## The task:
Transcribe all of the records word for word, but omit the pictures.

################

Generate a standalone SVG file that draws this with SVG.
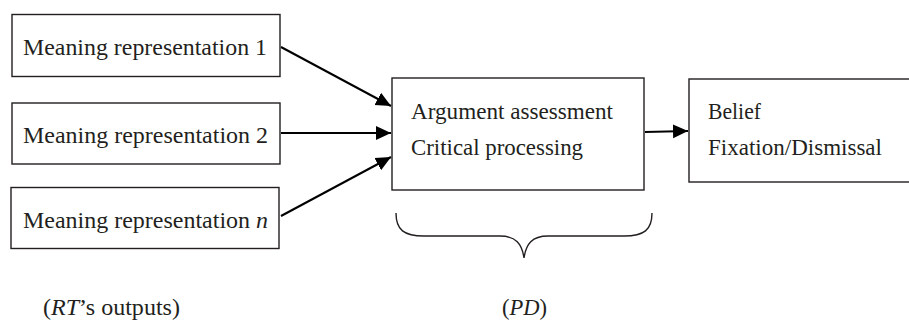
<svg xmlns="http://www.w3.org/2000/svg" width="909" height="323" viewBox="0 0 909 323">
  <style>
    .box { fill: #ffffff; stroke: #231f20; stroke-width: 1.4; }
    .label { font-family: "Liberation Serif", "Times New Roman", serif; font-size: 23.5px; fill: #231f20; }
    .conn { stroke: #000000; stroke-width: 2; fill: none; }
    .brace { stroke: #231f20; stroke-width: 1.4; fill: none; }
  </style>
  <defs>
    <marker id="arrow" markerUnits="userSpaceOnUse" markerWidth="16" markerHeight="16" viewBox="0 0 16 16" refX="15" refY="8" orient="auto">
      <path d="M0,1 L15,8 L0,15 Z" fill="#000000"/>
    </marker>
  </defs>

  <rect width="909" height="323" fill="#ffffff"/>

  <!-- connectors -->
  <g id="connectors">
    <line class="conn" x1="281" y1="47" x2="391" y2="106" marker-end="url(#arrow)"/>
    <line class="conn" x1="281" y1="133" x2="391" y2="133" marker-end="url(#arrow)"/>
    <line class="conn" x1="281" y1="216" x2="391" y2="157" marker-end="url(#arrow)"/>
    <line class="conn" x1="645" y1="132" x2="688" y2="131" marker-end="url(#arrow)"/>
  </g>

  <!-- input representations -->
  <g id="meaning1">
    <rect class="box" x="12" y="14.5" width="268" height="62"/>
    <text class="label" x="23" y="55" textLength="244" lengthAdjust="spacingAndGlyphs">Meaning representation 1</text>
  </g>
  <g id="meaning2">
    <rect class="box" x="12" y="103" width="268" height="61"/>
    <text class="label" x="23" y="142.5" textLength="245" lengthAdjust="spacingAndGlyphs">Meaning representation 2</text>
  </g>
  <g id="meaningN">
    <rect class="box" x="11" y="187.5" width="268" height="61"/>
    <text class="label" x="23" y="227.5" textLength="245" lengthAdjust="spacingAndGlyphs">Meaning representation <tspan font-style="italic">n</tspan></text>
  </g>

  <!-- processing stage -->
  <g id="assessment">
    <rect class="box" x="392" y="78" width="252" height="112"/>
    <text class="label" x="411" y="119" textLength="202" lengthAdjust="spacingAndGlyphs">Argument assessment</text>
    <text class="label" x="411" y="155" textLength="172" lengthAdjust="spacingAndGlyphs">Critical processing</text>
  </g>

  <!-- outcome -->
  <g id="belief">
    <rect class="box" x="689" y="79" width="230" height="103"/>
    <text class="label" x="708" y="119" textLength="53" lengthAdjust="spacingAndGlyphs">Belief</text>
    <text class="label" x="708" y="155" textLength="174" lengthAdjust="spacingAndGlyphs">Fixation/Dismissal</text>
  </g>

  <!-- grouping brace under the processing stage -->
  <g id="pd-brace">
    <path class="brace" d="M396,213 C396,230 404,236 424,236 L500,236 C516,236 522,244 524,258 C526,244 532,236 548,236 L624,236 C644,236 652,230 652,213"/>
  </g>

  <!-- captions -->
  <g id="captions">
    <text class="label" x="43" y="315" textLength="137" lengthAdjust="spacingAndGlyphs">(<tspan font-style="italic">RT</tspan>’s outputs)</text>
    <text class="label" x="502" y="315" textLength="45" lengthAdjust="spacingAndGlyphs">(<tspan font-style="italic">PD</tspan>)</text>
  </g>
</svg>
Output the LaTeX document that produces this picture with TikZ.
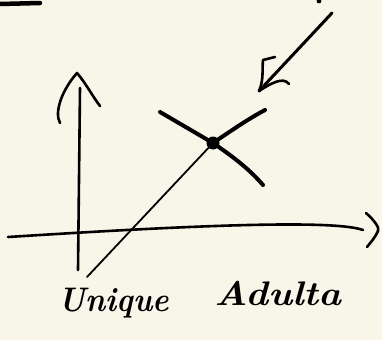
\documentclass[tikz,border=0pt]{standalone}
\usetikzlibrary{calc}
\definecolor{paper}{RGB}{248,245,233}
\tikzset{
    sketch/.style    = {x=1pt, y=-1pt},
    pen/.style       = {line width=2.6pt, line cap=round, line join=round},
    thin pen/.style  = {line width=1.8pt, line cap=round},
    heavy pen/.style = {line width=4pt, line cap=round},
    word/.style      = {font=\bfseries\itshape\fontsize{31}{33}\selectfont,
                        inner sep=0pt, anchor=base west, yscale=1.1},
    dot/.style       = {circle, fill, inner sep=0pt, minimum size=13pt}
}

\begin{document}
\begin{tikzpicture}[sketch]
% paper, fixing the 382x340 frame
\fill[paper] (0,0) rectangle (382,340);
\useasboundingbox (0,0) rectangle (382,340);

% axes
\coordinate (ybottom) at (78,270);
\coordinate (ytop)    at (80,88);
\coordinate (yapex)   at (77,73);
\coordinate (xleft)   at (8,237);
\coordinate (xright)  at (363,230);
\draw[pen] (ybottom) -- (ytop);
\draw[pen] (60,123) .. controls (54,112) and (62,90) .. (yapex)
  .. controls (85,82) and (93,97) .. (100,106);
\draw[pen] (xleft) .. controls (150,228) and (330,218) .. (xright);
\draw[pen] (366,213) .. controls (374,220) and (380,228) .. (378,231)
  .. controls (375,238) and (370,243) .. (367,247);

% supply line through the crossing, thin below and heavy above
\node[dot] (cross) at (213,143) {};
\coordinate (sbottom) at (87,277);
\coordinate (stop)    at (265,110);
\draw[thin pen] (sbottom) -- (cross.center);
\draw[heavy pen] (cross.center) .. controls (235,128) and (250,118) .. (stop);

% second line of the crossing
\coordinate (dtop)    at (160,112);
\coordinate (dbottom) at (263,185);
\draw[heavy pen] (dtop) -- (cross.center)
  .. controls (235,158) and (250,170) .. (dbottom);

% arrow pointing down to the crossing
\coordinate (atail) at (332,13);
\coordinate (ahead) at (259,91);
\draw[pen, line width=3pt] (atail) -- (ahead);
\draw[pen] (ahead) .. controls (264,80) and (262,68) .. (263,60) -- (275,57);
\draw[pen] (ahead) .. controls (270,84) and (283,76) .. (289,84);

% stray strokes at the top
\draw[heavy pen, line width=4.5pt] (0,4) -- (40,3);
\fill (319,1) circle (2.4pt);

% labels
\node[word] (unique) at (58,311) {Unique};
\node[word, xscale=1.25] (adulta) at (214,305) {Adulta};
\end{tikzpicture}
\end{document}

################

## Exercise answer:
Generate a standalone SVG file that draws this with SVG.
<svg xmlns="http://www.w3.org/2000/svg" width="909" height="323" viewBox="0 0 909 323">
  <style>
    .box { fill: #ffffff; stroke: #231f20; stroke-width: 1.4; }
    .label { font-family: "Liberation Serif", "Times New Roman", serif; font-size: 23.5px; fill: #231f20; }
    .conn { stroke: #000000; stroke-width: 2; fill: none; }
    .brace { stroke: #231f20; stroke-width: 1.4; fill: none; }
  </style>
  <defs>
    <marker id="arrow" markerUnits="userSpaceOnUse" markerWidth="16" markerHeight="16" viewBox="0 0 16 16" refX="15" refY="8" orient="auto">
      <path d="M0,1 L15,8 L0,15 Z" fill="#000000"/>
    </marker>
  </defs>

  <rect width="909" height="323" fill="#ffffff"/>

  <!-- connectors -->
  <g id="connectors">
    <line class="conn" x1="281" y1="47" x2="391" y2="106" marker-end="url(#arrow)"/>
    <line class="conn" x1="281" y1="133" x2="391" y2="133" marker-end="url(#arrow)"/>
    <line class="conn" x1="281" y1="216" x2="391" y2="157" marker-end="url(#arrow)"/>
    <line class="conn" x1="645" y1="132" x2="688" y2="131" marker-end="url(#arrow)"/>
  </g>

  <!-- input representations -->
  <g id="meaning1">
    <rect class="box" x="12" y="14.5" width="268" height="62"/>
    <text class="label" x="23" y="55" textLength="244" lengthAdjust="spacingAndGlyphs">Meaning representation 1</text>
  </g>
  <g id="meaning2">
    <rect class="box" x="12" y="103" width="268" height="61"/>
    <text class="label" x="23" y="142.5" textLength="245" lengthAdjust="spacingAndGlyphs">Meaning representation 2</text>
  </g>
  <g id="meaningN">
    <rect class="box" x="11" y="187.5" width="268" height="61"/>
    <text class="label" x="23" y="227.5" textLength="245" lengthAdjust="spacingAndGlyphs">Meaning representation <tspan font-style="italic">n</tspan></text>
  </g>

  <!-- processing stage -->
  <g id="assessment">
    <rect class="box" x="392" y="78" width="252" height="112"/>
    <text class="label" x="411" y="119" textLength="202" lengthAdjust="spacingAndGlyphs">Argument assessment</text>
    <text class="label" x="411" y="155" textLength="172" lengthAdjust="spacingAndGlyphs">Critical processing</text>
  </g>

  <!-- outcome -->
  <g id="belief">
    <rect class="box" x="689" y="79" width="230" height="103"/>
    <text class="label" x="708" y="119" textLength="53" lengthAdjust="spacingAndGlyphs">Belief</text>
    <text class="label" x="708" y="155" textLength="174" lengthAdjust="spacingAndGlyphs">Fixation/Dismissal</text>
  </g>

  <!-- grouping brace under the processing stage -->
  <g id="pd-brace">
    <path class="brace" d="M396,213 C396,230 404,236 424,236 L500,236 C516,236 522,244 524,258 C526,244 532,236 548,236 L624,236 C644,236 652,230 652,213"/>
  </g>

  <!-- captions -->
  <g id="captions">
    <text class="label" x="43" y="315" textLength="137" lengthAdjust="spacingAndGlyphs">(<tspan font-style="italic">RT</tspan>’s outputs)</text>
    <text class="label" x="502" y="315" textLength="45" lengthAdjust="spacingAndGlyphs">(<tspan font-style="italic">PD</tspan>)</text>
  </g>
</svg>
Output the LaTeX document that produces this picture with TikZ.
\documentclass[tikz,border=0pt]{standalone}
\usetikzlibrary{calc}
\definecolor{paper}{RGB}{248,245,233}
\tikzset{
    sketch/.style    = {x=1pt, y=-1pt},
    pen/.style       = {line width=2.6pt, line cap=round, line join=round},
    thin pen/.style  = {line width=1.8pt, line cap=round},
    heavy pen/.style = {line width=4pt, line cap=round},
    word/.style      = {font=\bfseries\itshape\fontsize{31}{33}\selectfont,
                        inner sep=0pt, anchor=base west, yscale=1.1},
    dot/.style       = {circle, fill, inner sep=0pt, minimum size=13pt}
}

\begin{document}
\begin{tikzpicture}[sketch]
% paper, fixing the 382x340 frame
\fill[paper] (0,0) rectangle (382,340);
\useasboundingbox (0,0) rectangle (382,340);

% axes
\coordinate (ybottom) at (78,270);
\coordinate (ytop)    at (80,88);
\coordinate (yapex)   at (77,73);
\coordinate (xleft)   at (8,237);
\coordinate (xright)  at (363,230);
\draw[pen] (ybottom) -- (ytop);
\draw[pen] (60,123) .. controls (54,112) and (62,90) .. (yapex)
  .. controls (85,82) and (93,97) .. (100,106);
\draw[pen] (xleft) .. controls (150,228) and (330,218) .. (xright);
\draw[pen] (366,213) .. controls (374,220) and (380,228) .. (378,231)
  .. controls (375,238) and (370,243) .. (367,247);

% supply line through the crossing, thin below and heavy above
\node[dot] (cross) at (213,143) {};
\coordinate (sbottom) at (87,277);
\coordinate (stop)    at (265,110);
\draw[thin pen] (sbottom) -- (cross.center);
\draw[heavy pen] (cross.center) .. controls (235,128) and (250,118) .. (stop);

% second line of the crossing
\coordinate (dtop)    at (160,112);
\coordinate (dbottom) at (263,185);
\draw[heavy pen] (dtop) -- (cross.center)
  .. controls (235,158) and (250,170) .. (dbottom);

% arrow pointing down to the crossing
\coordinate (atail) at (332,13);
\coordinate (ahead) at (259,91);
\draw[pen, line width=3pt] (atail) -- (ahead);
\draw[pen] (ahead) .. controls (264,80) and (262,68) .. (263,60) -- (275,57);
\draw[pen] (ahead) .. controls (270,84) and (283,76) .. (289,84);

% stray strokes at the top
\draw[heavy pen, line width=4.5pt] (0,4) -- (40,3);
\fill (319,1) circle (2.4pt);

% labels
\node[word] (unique) at (58,311) {Unique};
\node[word, xscale=1.25] (adulta) at (214,305) {Adulta};
\end{tikzpicture}
\end{document}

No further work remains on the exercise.